Multiplayer online battle arena, or MOBA, is perhaps the most-used phrase you’ll hear in gaming this year. Many developers already have or are in the process of making their own free-to-play MOBA, including a veteran studio that isn’t afraid of adding one more game to that crowded list.
Set for release in 2014 (with a beta planned in the fall) for PC, Mac, and Linux, Strife is S2 Games’ second MOBA. Its first, Heroes of Newerth, will live side by side with it. The developers showed off Strife last week at an event in Sausalito, Calif., and gave me an exhaustive overview of their goals and motivations for the new game.
Strife is a MOBA: Two teams of five choose their characters, pick a path or lane to fight in, and try to destroy each other’s bases using their abilities and A.I.-controlled creatures. But the most intriguing part of Strife are the ideas that you don’t normally find in a MOBA. Here’s a rundown of six features that stood out.
Creating a deep backstory
S2 Games introduced us to Strife by talking about its extensive backstory, which is usually missing or tacked on in other MOBAs. Strife’s world consists of six different planes: Gale (high-fantasy realm), Tempra (fire and ice), Vorbis (cybernetic and underwater theme), Nestra (astrological), Lyrie (plants and animals), and an evil plane that remains closed off from the rest.
Characters from these different places gather for the Trials of Strife, a training ground that serves as the setting for the many online battles that will take place. Each hero has a specific reason for fighting, and you’ll see some of these tales in short animated clips, similar to what Valve did with Team Fortress 2. S2 is going to explore the plot outside of the game as well. It plans to have a Wikipedia-style site that breaks down the lore and a comic book series from Teenage Mutant Ninja Turtles co-creator Kevin Eastman.
Unleash the Krytos
Locked away near the center of the map is Krytos, a giant and powerful ape who’ll aid whichever team defeats the boss guarding him. After you collectively decide which lane he should run through (if you’re playing by yourself with A.I. teammates, you can just click one of the lanes), Krytos respawns on your side and smashes his way to the enemy base by attacking and disabling the deadly towers. He’s got a lot of health, but a well-coordinated team can take him down.
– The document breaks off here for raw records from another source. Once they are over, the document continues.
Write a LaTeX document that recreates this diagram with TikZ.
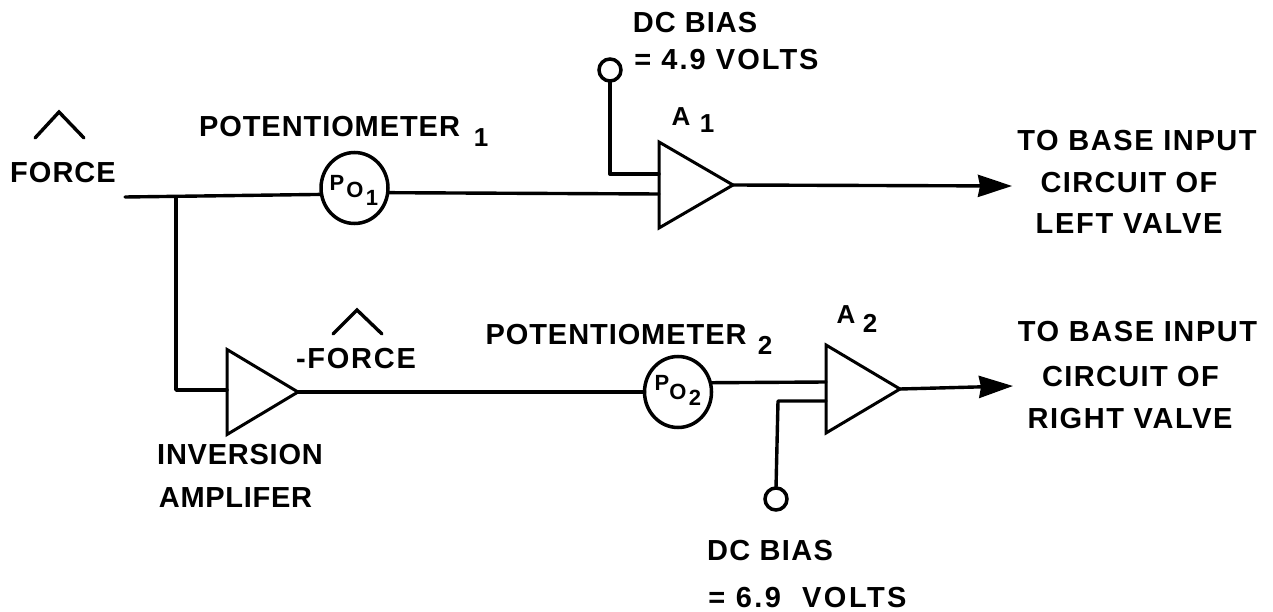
\documentclass[tikz,border=0pt]{standalone}
\usepackage{fontspec}
\setmainfont{Liberation Sans}
\usetikzlibrary{shapes.geometric,arrows.meta}
\tikzset{
  lab/.style={font=\fontsize{29}{30}\selectfont\bfseries\addfontfeature{LetterSpace=#1},inner sep=0pt,anchor=center,text=black},
  lab/.default=0,
  sub/.style={font=\fontsize{26}{27}\selectfont\bfseries,inner sep=0pt,anchor=center,text=black},
  small/.style={font=\fontsize{22}{23}\selectfont\bfseries,inner sep=0pt,anchor=center,text=black},
  pot/.style={ellipse,draw=black,line width=3.5pt,minimum width=67pt,minimum height=71pt,inner sep=0pt,outer sep=0pt},
  term/.style={circle,draw=black,line width=3.5pt,minimum size=22pt,inner sep=0pt,outer sep=0pt},
  amp/.style={isosceles triangle,isosceles triangle stretches,draw=black,line width=3pt,
     inner sep=0pt,outer sep=0pt,anchor=lower side},
  wire/.style={line width=3.4pt,draw=black,line cap=round,line join=round},
  arrowwire/.style={wire,-{Stealth[inset=2pt,length=34pt,width=22pt]}},
  caret/.style={line width=3.4pt,draw=black,line cap=round,line join=miter}
}
\begin{document}
\begin{tikzpicture}[x=1pt,y=-1pt]
\useasboundingbox (0,0) rectangle (1273,612);
% components
\node[pot] (po1) at (354.5,188) {};
\node[pot] (po2) at (678,392) {};
\node[term] (b1) at (610,70) {};
\node[term] (b2) at (776,499) {};
\node[amp,minimum height=74pt,minimum width=86pt] (a1) at (659,185) {};
\node[amp,minimum height=74pt,minimum width=88pt] (a2) at (826,389) {};
\node[amp,minimum height=71pt,minimum width=85pt] (inv) at (227,392) {};
% free ends
\coordinate (start) at (125,197);
\coordinate (junc) at (176,197);
\coordinate (invin) at (227,390);
\coordinate (a1top) at (659,174);
\coordinate (a1bot) at (659,194);
\coordinate (a2top) at (826,382);
\coordinate (a2bot) at (826,401);
\coordinate (out1) at (1012,186);
\coordinate (out2) at (1013,386);
% wires
\draw[wire] (start) -- (po1.191);
\draw[wire] (po1.-8) -- (a1bot);
\draw[wire] (junc) -- (176,390) -- (invin);
\draw[wire] (b1.south) -- (610,174) -- (a1top);
\draw[wire] (inv.apex) -- (po2.west);
\draw[wire] (po2.16) -- (a2top);
\draw[wire] (b2.north) -- (778,401) -- (a2bot);
\draw[arrowwire] (a1.apex) -- (out1);
\draw[arrowwire] (a2.apex) -- (out2);
% carets
\draw[caret] (35,138) -- (59,112) -- (84,138);
\draw[caret] (333,334) -- (357,310) -- (382,334);
% labels
\node[lab=3.5] (force) at (63,173) {FORCE};
\node[lab=3.2] (potl1) at (329.5,127) {POTENTIOMETER};
\node[sub] (potn1) at (481,138) {1};
\node[lab=3.5] (dc1) at (695,23) {DC BIAS};
\node[lab=7] (v1) at (726.5,60) {= 4.9 VOLTS};
\node[sub] (al1) at (681,117) {A};
\node[sub] (an1) at (707,124) {1};
\node[small] (p1) at (337,183) {P};
\node[small] (o1) at (355,190) {O};
\node[small] (s1) at (372,198) {1};
\node[lab=5.5] (t1a) at (1137,141) {TO BASE INPUT};
\node[lab=4.6] (t1b) at (1129,183) {CIRCUIT OF};
\node[lab=6] (t1c) at (1129,224) {LEFT VALVE};
\node[lab=6] (mf) at (356,359) {-FORCE};
\node[lab=3.2] (potl2) at (616,335) {POTENTIOMETER};
\node[sub] (potn2) at (765,345) {2};
\node[small] (p2) at (662,383) {P};
\node[small] (o2) at (678,392) {O};
\node[small] (s2) at (695,398) {2};
\node[sub] (al2) at (846,315) {A};
\node[sub] (an2) at (870,323) {2};
\node[lab=5.5] (t2a) at (1137.5,332) {TO BASE INPUT};
\node[lab=4.6] (t2b) at (1130.5,377) {CIRCUIT OF};
\node[lab=5.5] (t2c) at (1130,419) {RIGHT VALVE};
\node[lab=2.6] (inva) at (240,455) {INVERSION};
\node[lab=2.4] (invb) at (235.5,498) {AMPLIFER};
\node[lab=4.6] (dc2) at (770,551) {DC BIAS};
\node[lab=8.5] (v2) at (807.5,598) {= 6.9\ \ VOLTS};
\end{tikzpicture}
\end{document}
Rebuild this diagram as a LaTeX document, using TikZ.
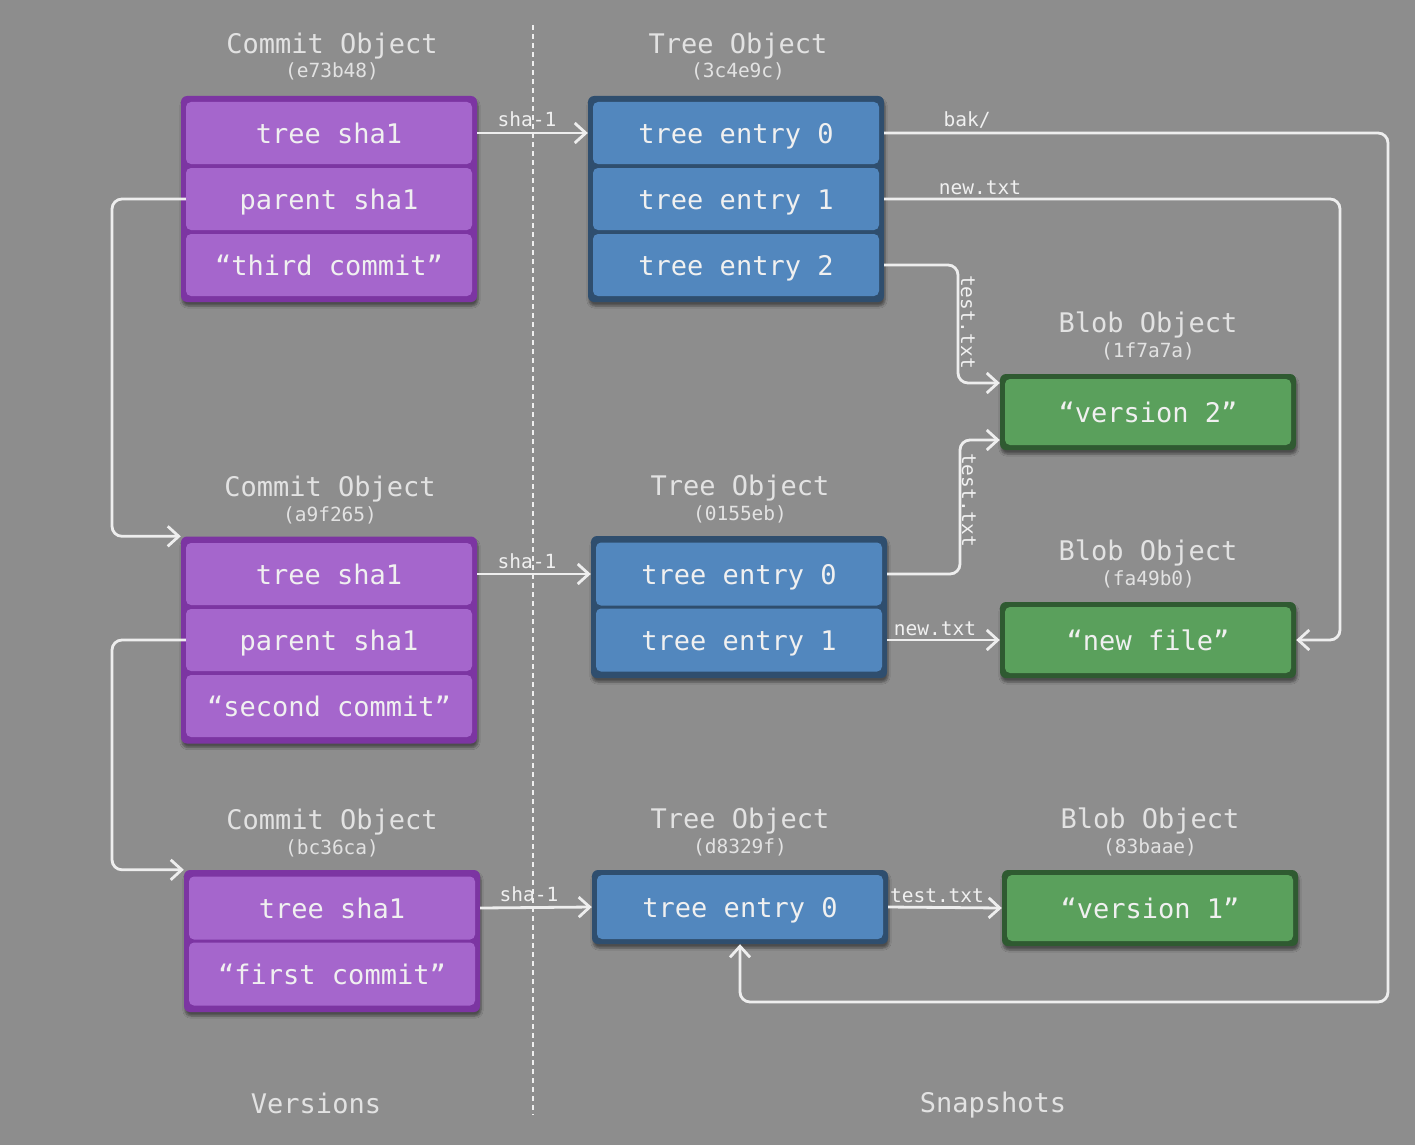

The philosophy behind Krytos is to give players the option to “create action” instead of passive gameplay, especially in matches where the winning team ends up playing defensively to protect their lead.
A ‘significantly less’ number of heroes
Some MOBAs have hundreds of characters to learn and master, but Strife will have much less than that — the developers would only say that it will not end up anywhere near 100. Due to this smaller pool of choices, Strife doesn’t have rigid specializations, like tanks (characters with high health) or support classes. Characters do have stats and abilities that fit into those traditional definitions, but they’re also flexible and well-rounded enough to occupy other roles.
Part of the thinking behind this is to get rid of the hostility among teams when specific roles aren’t represented on the field, a discrepancy that might lower your chances of winning. In Strife, you can play and customize your hero to whatever style that suits you.